The 2001 edition of NFPA 58 (the LP-Gas Code) recognizes that horizontally oriented cylinders that were manufactured prior to October 1, 1998, are unable to be retrofitted with the OPD's. As a result of this fact, the Code now exempts these cylinders from having to be retrofit with OPD valves. Any such cylinder must have a label affixed to it to inform the user and the refiller that an OPD valve is not installed.
Why do some propane retail marketers fill cylinders that would normally be required to be requalified and have an OPD installed, whereas other marketers require the OPD to be retrofit on the cylinder before they refill it?
Propane marketers of integrity are those that care about the handling and use of cylinders that they refill, knowing that the families of consumers deserve the best and safest service that can be offered. If a propane marketer elects to do otherwise, that choice speaks for itself. Also keep in mind that some states or jurisdictions have not adopted the 1998 or later editions of NFPA 58.
If the requirement for a cylinder to be equipped with an OPD is not a law in my state, then how can it be enforced by a propane marketer?
The Code is not adopted, state-by-state, on a uniform basis. In time, most states, if not all, will move to enforce the OPD criteria which was first published in the Code's 1998 edition.

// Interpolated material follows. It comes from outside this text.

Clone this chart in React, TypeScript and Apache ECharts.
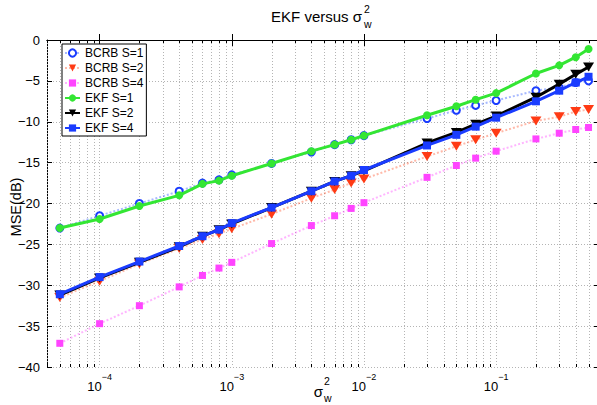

What happens if the float breaks off?
If an OPD is determined to inoperable, it should be replaced. For small portable tanks typically used for gas grills, the cost of replacing the OPD may be more than the cost of a new OPD-compliant tank!
In another state I recently had a cylinder filled for my deer hunting camp and they didn't mention anything about an OPD. Are there laws different from this state?
The Code is revised by the National Fire Protection Association every three years. Virtually all of the individual United States of America have adopted the Code as their rules for propane applications, but not necessarily on a uniform basis as to a particular edition. So, as the OPD requirements first appeared in the 1998 edition of the Code, not all states have updated their propane rules to that edition. Again, it is expected that all cylinders in the 4 lb. through 40 lb. capacity range will eventually be equipped with an OPD.
Why don't they make one-time-use throw-away grill tanks?
Propane cylinders are manufactured to a comprehensive specification of the U. S. Department of Transportation. Because of these strict requirements, a throw-away grill tank service would increase consumer cost to a level that would be unreasonable and impractical.
Where can I have my tank requalified and a new OPD valve installed? If you will not requalify my tank, then where can I buy a new one? Where can I dispose of my old tank?
The propane marketers serving your area should be a reliable source of information to answer questions regarding the OPD.
Roofers and other commercial customers are trying to use OPD equipped tanks on torch applications and they are not getting an adequate flow through the valve. What can we do about this?
Some of the early OPD valves had an insufficient flow capacity for certain types of service such as high-pressure torch applications. Market competition has resulted in OPD's becoming available that have significantly greater rates of flow.
Propane Cylinders Have A Service Life Which Can Be Extended
According to the U. S. Department of Transportation regulations, small propane cylinders (e. g. grill cylinders) marketed in the United States, with normal wear, have a minimum useable life of twelve years from the date of manufacture.
Each cylinder is required to be clearly marked with specific information that includes the month and year it was made. Usually, this marking appears on the protective carry-collar of the cylinder. It may be illegal, either by federal regulations or administrative code in your states, to refill a small cylinder that is older than twelve years without being inspected according to strict procedures. Your local propane marketer should be able to provide you with information regarding the availability of this service.